German economy grows, 14% of part-time workers want more work
According to first calculations of the Federal Statistical Office, the price-adjusted gross domestic product (GDP) rose 1.9% on an annual average in 2016 on the previous year.
In the previous two years, the level of GDP growth was similar (1.7% in 2015 and 1.6% in 2014). Examining the longer-term economic growth reveals that growth in 2016 was by half a percentage point higher than the average of the last ten years (+1.4%).
In calendar-adjusted terms, the GDP growth rate was slightly lower (+1.8%) because, mathematically, in 2016 one working day more was available than in the previous year.
The main factor contributing to the positive development of the German economy in 2016 was domestic uses. Household final consumption expenditure rose a price-adjusted 2.0% on the previous year.
The increase in government final consumption expenditure (+4.2%) was markedly larger still. One of the reasons for this strong growth is that a large number of people seeking refuge immigrated, which resulted in considerable costs. Final consumption expenditure rose a total 2.5%.
It was thus again the largest, though not the only pillar of German economic growth in 2016, as capital formation made some contribution, too. Price-adjusted gross fixed capital formation in construction rose a strong 3.1% in 2016, the main reason being higher gross fixed capital formation in dwellings.
Also, gross fixed capital formation in machinery and equipment was up 1.7% on the previous year. GDP growth was slowed only by a reduction of inventories (–0.4 percentage points) in 2016.

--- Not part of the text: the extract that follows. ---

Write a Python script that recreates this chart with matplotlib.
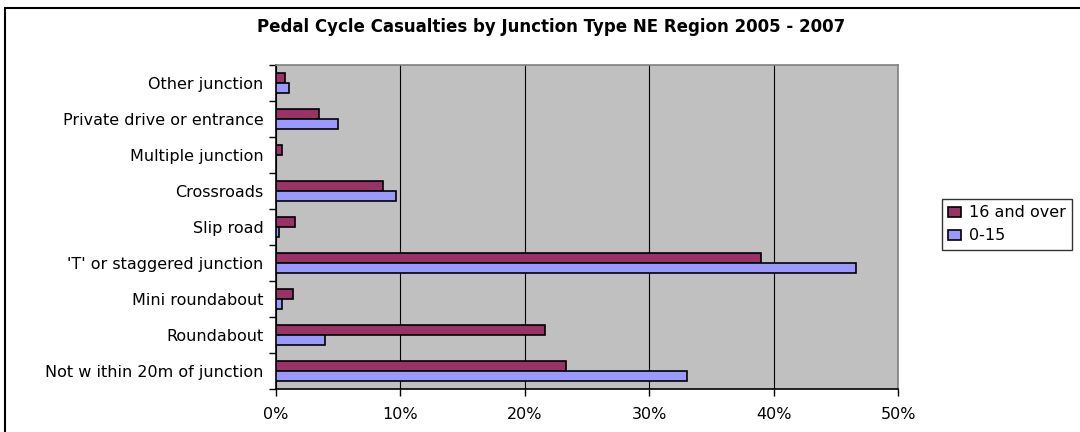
import matplotlib.pyplot as plt
import numpy as np
from matplotlib.patches import Rectangle

plt.rcParams['font.family'] = ['DejaVu Sans']

# categories listed bottom to top
categories = ["Not w ithin 20m of junction", "Roundabout", "Mini roundabout",
              "'T' or staggered junction", "Slip road", "Crossroads",
              "Multiple junction", "Private drive or entrance", "Other junction"]
over_16 = [23.3, 21.6, 1.35, 39.0, 1.5, 8.6, 0.47, 3.45, 0.72]
age_0_15 = [33.0, 3.9, 0.47, 46.6, 0.27, 9.65, 0.0, 5.0, 1.05]

fig = plt.figure(figsize=(10.8, 4.32), dpi=100)
ax = fig.add_axes([276 / 1080, 1 - 389 / 432, (898 - 276) / 1080, (389 - 65) / 432])

y = np.arange(len(categories))
h = 0.28
ax.barh(y + h / 2, over_16, height=h, color="#993366", edgecolor="black", linewidth=1.2,
        label="16 and over", zorder=3)
ax.barh(y - h / 2, age_0_15, height=h, color="#9999FF", edgecolor="black", linewidth=1.2,
        label="0-15", zorder=3)

ax.set_facecolor("#C0C0C0")
ax.set_xlim(0, 50)
ax.set_ylim(-0.5, len(categories) - 0.5)
ax.set_xticks([0, 10, 20, 30, 40, 50])
ax.set_xticklabels([f"{v}%" for v in [0, 10, 20, 30, 40, 50]], fontsize=11.5)
ax.xaxis.grid(True, color="black", linewidth=0.8, zorder=0)

# labels centred on categories, tick marks between them
ax.set_yticks(y)
ax.set_yticklabels(categories, fontsize=11.5)
ax.tick_params(axis="y", length=0, pad=9)
ax.set_yticks(np.arange(-0.5, len(categories)), minor=True)
ax.tick_params(axis="y", which="minor", length=5, width=1)
ax.tick_params(axis="x", length=5, width=1, pad=8)

for s in ["left", "bottom"]:
    ax.spines[s].set_color("black")
    ax.spines[s].set_linewidth(1.2)
for s in ["top", "right"]:
    ax.spines[s].set_color("#808080")
    ax.spines[s].set_linewidth(1.2)

fig.text(551 / 1080, 1 - 27 / 432, "Pedal Cycle Casualties by Junction Type NE Region 2005 - 2007",
         ha="center", va="center", fontsize=12, fontweight="bold")

leg = fig.legend(loc="upper left", bbox_to_anchor=(942 / 1080, 1 - 199 / 432),
                 fontsize=11.5, frameon=True, fancybox=False, handlelength=0.8,
                 handleheight=0.6, handletextpad=0.5, borderpad=0.4, labelspacing=0.5,
                 borderaxespad=0)
leg.get_frame().set_edgecolor("black")
leg.get_frame().set_linewidth(1)

# outer chart border
fig.patches.append(Rectangle((5 / 1080, -0.1), 1.2, 1 - 8 / 432 + 0.1, transform=fig.transFigure,
                             fill=False, edgecolor="black", linewidth=1.5))

fig.savefig("out.png", dpi=100)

The balance of exports and imports of goods and services, too, had a slightly negative effect on GDP growth (–0.1 percentage points). Price-adjusted exports of goods and services were up 2.5% on the previous year; imports rose more strongly in the same period (+3.4%).
On the production side of the gross domestic product, all economic sectors contributed to the economic upturn in 2016. Total price-adjusted gross value added rose 1.8% on the previous year.
Above-average development was recorded for construction, which grew a price-adjusted 2.8% year on year.
In industry (excluding construction), which accounts for just over a quarter of total gross value added, the economic performance was up, too, though much more moderately (+1.6%). Marked increases were also observed in most service branches.
The economic performance in Germany on an annual average in 2016 was achieved by just under 43.5 million persons in employment whose place of employment was in Germany.
This was the highest number since 1991. According to first provisional calculations, the number of persons in employment was by roughly 429,000, or 1.0%, higher in 2016 than a year earlier.
Hence, the upward trend observed for the last ten years continued. Labour productivity (price-adjusted gross domestic product per hour worked by persons in employment) in 2016 was by 1.2% higher than in the previous year. Measured per person in employment, labour productivity rose by 0.9%.
The government budgets continued their consolidation in 2016. According to provisional calculations, general government – comprising central, state and local government and social security funds – recorded net lending of 19.2 billion euros at the end of the year.
When measured as a percentage of the gross domestic product at current prices, this is a +0.6% surplus ratio of general government for 2016. For the third consecutive year, general government showed a surplus at the end of the year according to the most recent calculations.
Part-time employment: one in seven part-time employees wishes to work more hours.
In accordance with a new bill, employees in Germany shall in future be entitled to return to their usual hours of work after a phase of part-time work. To date employees have only been entitled to the right of part-time work without time limitation.
In 2015, 14% of the part-time employees aged 15 to 74 years wanted and were available to work more hours.
In recent years, however, the proportion of these so-called underemployed people in the total of part-time employees has declined; it was still 19% in 2011.
The number of men working part-time has been much smaller than that of women. However, the proportion of male part-timers who wanted to work more hours (19%) was larger than that of women (13%).
As opposed to the underemployed people, there were also people in (mainly full-time) employment who wanted to work less hours in 2015.
On the whole, 3% of the full-time employees aged between 15 and 74 wanted to work less hours - with a corresponding reduction in their income.